Lectionary Year A
August 25, 2002
Step V: Distillation
A. Summary of Salient Features
(JFC) Our text's "theological 'center of gravity'" seems to come in the identity of
God as being merciful, one who accepts holy presentations of living bodies (people's totality), whose will is discerned by those peoples' transformation by renewal of their/our minds and who gives measures of faith and other gifts/talents/skills/abilities. Certainly a close second place to the most important images these paragraphs declare are the many members in the one body of believers in Christ. Then, the using of the various gifts God gives to persons warrants mention among the significant issues this passage emphasizes.
B. Smoother Translation
(JFC) 1 I therefore beg/urge you, brothers, through the compassion/mercy of God to
present your bodies as a sacrifice of living holy/consecrated acceptable to God, which is your spiritual/rational service; 2 and you are not to be conformed to this world order, but be transformed by the renewal your mind into the test/examine/interpret which (is) the will of the God, the good and acceptable and complete will.
3 For I say through the grace having been given me, everyone who is being in you not to hold too high an opinion of oneself for you must think into the right mind, which every one God assigned according to a measure of faith. 4 For just as in one body we have many parts, but the body parts all/many/entire not do the same function, 5 in this way though many we are as one body in Christ, but this according to one another with many body parts. 6 But we have different gifts according to the grace given to us, if it is preaching according to the portion of the faith, 7 if ministry/service/mission do it in the ministry/service/mission, 8 if it is in the encouraging/comforting, then do it in the encouragement/comforting; the sharing/giving/imparting in generosity/liberality, the being a leader/having authority over/managing in diligence/eagerness/zeal, one doing acts of mercy in cheerfulness.
C. Hermeneutical Bridge
(JFC) Alan Alda, the actor said somewhere, "Be brave enough to live creatively. The creative is the place where no one else has ever been. You have to leave the city of your comfort and go into the wilderness of your intuition. You can't get there by bus, only by hard work, risking, and by not quite knowing what you're doing. What you'll discover will be wonderful: yourself." Some of these bits of advice might approach some of what Paul is urging the recipients of this part of this Epistle to be about doing.
Used by permission from Lectionary Tales for the Pulpit by Merle G. Franke.
Roy had made two important decisions before completing his three years in prison. In addition to his good behavior which led to his early release, he asked Christ to come into his life in order that he would be able to change the direction of his living. He also resolved that upon his release he would devote major time to influence the young people in his old neighborhood to steer them in the right direction.
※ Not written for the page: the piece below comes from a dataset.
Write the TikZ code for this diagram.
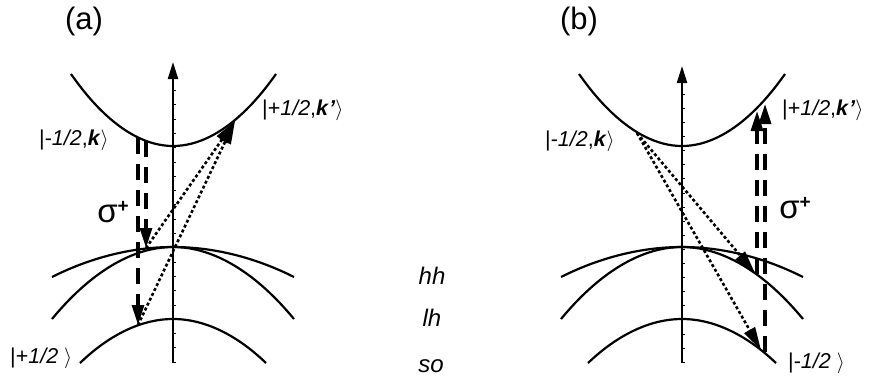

Roy was an African American, raised in an area of the city where drugs and crime were the main activities. When he returned there upon his release, it was not the same old neighborhood he had known - it was much worse. Where would he start in his determination to influence the youth of the area? When he visited one of the local Baptist pastors, he was greeted with some reservations. Was Roy for real when he asked the pastor how he could help the youth of the community? After recovering from his initial mild shock, the pastor made several suggestions, one of which was to contact the local chapter of Big Brothers.
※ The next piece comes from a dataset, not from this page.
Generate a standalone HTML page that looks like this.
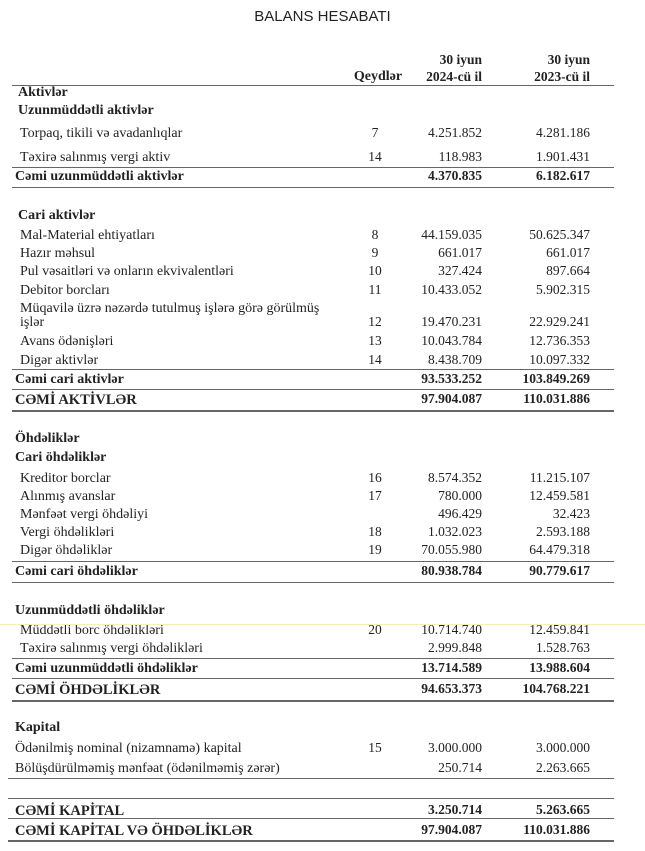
<!DOCTYPE html>
<html><head><meta charset="utf-8"><style>
body{margin:0;width:645px;height:851px;background:#fff;position:relative;overflow:hidden;font-family:"Liberation Serif",serif;font-size:13px;color:#222}
.r{position:absolute;left:0;width:645px;height:16px;line-height:16px}
.l{position:absolute;left:20px;white-space:nowrap;font-size:14px;top:1px}
.n{position:absolute;left:345px;width:60px;text-align:center;font-size:13.5px}
.a{position:absolute;right:163px;text-align:right;font-size:13.5px}
.b{position:absolute;right:55px;text-align:right;font-size:13.5px}
.bo{font-weight:bold}
.c .l{font-size:14.5px}
.h{position:absolute;left:12px;height:0;border-top:1.5px solid #666}
.tt{position:absolute;top:8px;width:645px;text-align:center;font-family:"Liberation Sans",sans-serif;font-size:15px;color:#222}
</style></head><body>
<div class="tt">BALANS HESABATI</div>
<div class="r bo" style="top:52px"><span class="a">30 iyun</span><span class="b">30 iyun</span></div>
<div class="r bo" style="top:69px"><span class="n" style="left:348px;font-size:14px">Qeydlər</span><span class="a">2024-cü il</span><span class="b">2023-cü il</span></div>
<div class="h" style="top:85px;width:602px"></div>
<div class="r bo" style="top:84px"><span class="l" style="left:18px">Aktivlər</span></div>
<div class="r bo" style="top:102px"><span class="l" style="left:18px">Uzunmüddətli aktivlər</span></div>
<div class="r" style="top:125px"><span class="l">Torpaq, tikili və avadanlıqlar</span><span class="n">7</span><span class="a">4.251.852</span><span class="b">4.281.186</span></div>
<div class="r" style="top:149px"><span class="l">Təxirə salınmış vergi aktiv</span><span class="n">14</span><span class="a">118.983</span><span class="b">1.901.431</span></div>
<div class="h" style="top:167px;width:602px"></div>
<div class="r bo" style="top:168px"><span class="l" style="left:15px">Cəmi uzunmüddətli aktivlər</span><span class="a">4.370.835</span><span class="b">6.182.617</span></div>
<div class="h" style="top:187px;width:602px"></div>

<div class="r bo" style="top:207px"><span class="l" style="left:18px">Cari aktivlər</span></div>
<div class="r" style="top:227px"><span class="l">Mal-Material ehtiyatları</span><span class="n">8</span><span class="a">44.159.035</span><span class="b">50.625.347</span></div>
<div class="r" style="top:245px"><span class="l">Hazır məhsul</span><span class="n">9</span><span class="a">661.017</span><span class="b">661.017</span></div>
<div class="r" style="top:263px"><span class="l">Pul vəsaitləri və onların ekvivalentləri</span><span class="n">10</span><span class="a">327.424</span><span class="b">897.664</span></div>
<div class="r" style="top:282px"><span class="l">Debitor borcları</span><span class="n">11</span><span class="a">10.433.052</span><span class="b">5.902.315</span></div>
<div class="r" style="top:300px"><span class="l">Müqavilə üzrə nəzərdə tutulmuş işlərə görə görülmüş</span></div>
<div class="r" style="top:314px"><span class="l">işlər</span><span class="n">12</span><span class="a">19.470.231</span><span class="b">22.929.241</span></div>
<div class="r" style="top:333px"><span class="l">Avans ödənişləri</span><span class="n">13</span><span class="a">10.043.784</span><span class="b">12.736.353</span></div>
<div class="r" style="top:352px"><span class="l">Digər aktivlər</span><span class="n">14</span><span class="a">8.438.709</span><span class="b">10.097.332</span></div>
<div class="h" style="top:369px;width:602px"></div>
<div class="r bo" style="top:371px"><span class="l" style="left:15px">Cəmi cari aktivlər</span><span class="a">93.533.252</span><span class="b">103.849.269</span></div>
<div class="h" style="top:389px;width:602px"></div>
<div class="r bo c" style="top:391px"><span class="l" style="left:15px">CƏMİ AKTİVLƏR</span><span class="a">97.904.087</span><span class="b">110.031.886</span></div>
<div class="h" style="top:410px;width:602px;border-top-width:2px"></div>

<div class="r bo" style="top:430px"><span class="l" style="left:15px">Öhdəliklər</span></div>
<div class="r bo" style="top:449px"><span class="l" style="left:15px">Cari öhdəliklər</span></div>
<div class="r" style="top:470px"><span class="l">Kreditor borclar</span><span class="n">16</span><span class="a">8.574.352</span><span class="b">11.215.107</span></div>
<div class="r" style="top:488px"><span class="l">Alınmış avanslar</span><span class="n">17</span><span class="a">780.000</span><span class="b">12.459.581</span></div>
<div class="r" style="top:506px"><span class="l">Mənfəət vergi öhdəliyi</span><span class="a">496.429</span><span class="b">32.423</span></div>
<div class="r" style="top:524px"><span class="l">Vergi öhdəlikləri</span><span class="n">18</span><span class="a">1.032.023</span><span class="b">2.593.188</span></div>
<div class="r" style="top:542px"><span class="l">Digər öhdəliklər</span><span class="n">19</span><span class="a">70.055.980</span><span class="b">64.479.318</span></div>
<div class="h" style="top:561px;width:602px"></div>
<div class="r bo" style="top:563px"><span class="l" style="left:15px">Cəmi cari öhdəliklər</span><span class="a">80.938.784</span><span class="b">90.779.617</span></div>
<div class="h" style="top:582px;width:602px"></div>

<div class="r bo" style="top:602px"><span class="l" style="left:15px">Uzunmüddətli öhdəliklər</span></div>
<div class="r" style="top:622px"><span class="l">Müddətli borc öhdəlikləri</span><span class="n">20</span><span class="a">10.714.740</span><span class="b">12.459.841</span></div>
<div class="h" style="top:624px;left:0;width:645px;border-top:1px solid #f3f0b8"></div>
<div class="r" style="top:640px"><span class="l">Təxirə salınmış vergi öhdəlikləri</span><span class="a">2.999.848</span><span class="b">1.528.763</span></div>
<div class="h" style="top:658px;width:602px"></div>
<div class="r bo" style="top:660px"><span class="l" style="left:15px">Cəmi uzunmüddətli öhdəliklər</span><span class="a">13.714.589</span><span class="b">13.988.604</span></div>
<div class="h" style="top:678px;width:602px"></div>
<div class="r bo c" style="top:681px"><span class="l" style="left:15px">CƏMİ ÖHDƏLİKLƏR</span><span class="a">94.653.373</span><span class="b">104.768.221</span></div>
<div class="h" style="top:700px;width:602px;border-top-width:2px"></div>

<div class="r bo" style="top:719px"><span class="l" style="left:15px">Kapital</span></div>
<div class="r" style="top:740px"><span class="l" style="left:15px">Ödənilmiş nominal (nizamnamə) kapital</span><span class="n">15</span><span class="a">3.000.000</span><span class="b">3.000.000</span></div>
<div class="r" style="top:760px"><span class="l" style="left:15px">Bölüşdürülməmiş mənfəat (ödənilməmiş zərər)</span><span class="a">250.714</span><span class="b">2.263.665</span></div>
<div class="h" style="top:778px;left:8px;width:606px"></div>
<div class="h" style="top:798px;left:8px;width:606px"></div>
<div class="r bo c" style="top:802px"><span class="l" style="left:15px">CƏMİ KAPİTAL</span><span class="a">3.250.714</span><span class="b">5.263.665</span></div>
<div class="h" style="top:818px;left:8px;width:606px"></div>
<div class="r bo c" style="top:822px"><span class="l" style="left:15px">CƏMİ KAPİTAL VƏ ÖHDƏLİKLƏR</span><span class="a">97.904.087</span><span class="b">110.031.886</span></div>
<div class="h" style="top:840px;left:8px;width:606px;border-top-width:2px"></div>
</body></html>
The people at the agency knew of Roy and his former reputation for getting into trouble, but they were willing to assign a "little brother" to him. The boy they assigned to him was 12-year-old Evan, the oldest of six children of a single parent.
Roy wasn't quite sure how t start his relationship with Evan, but he suggested they spend a bit of time shooting baskets at a decrepit court in the neighborhood. After a half hour of trying to get his shooting form back and playing one-on-one with Evan, Roy suggested they get a coke.
"My momma told me you just got out of prison," Evan said tentatively as they sat drinking their cokes.
"You got that right," Roy replied. "And I'm sure you know that is a bad place to be. I don't want any more of that. Tell me what's going on with you."
Evan paused before answering softly, "They want me to join a gang."
"Who wants you to?" Roy asked.
"Oh, just a bunch of guys - some are members and some are thinking about joining. They want me to come along."
"Well, let's talk about this whole gang thing for a while," Roy suggested. Roy told him his own experiences with gangs and the near guarantee that a gang would get Evan into trouble sooner or later. "The problem is, members of the gang so often want you to do things that get you into trouble. That's how I landed in prison."
"It's hard not to join," Evan said quietly. "All the guys in the 'hood say they want us to join."
"I know it's hard," Roy agreed. "But let's look at some other things you can do that are a better choice."
"Like what?" Evan wanted to know.
"Stick with me for one thing," Roy suggested. "I'll spend as much time with you as you want. And maybe we can help turn some of the other guys' minds around, too. Should we give it a shot?"
Evan looked up at his new Big Brother and said, "Let's give it a shot. C'mon, I'll beat you in a game of one-on-one!"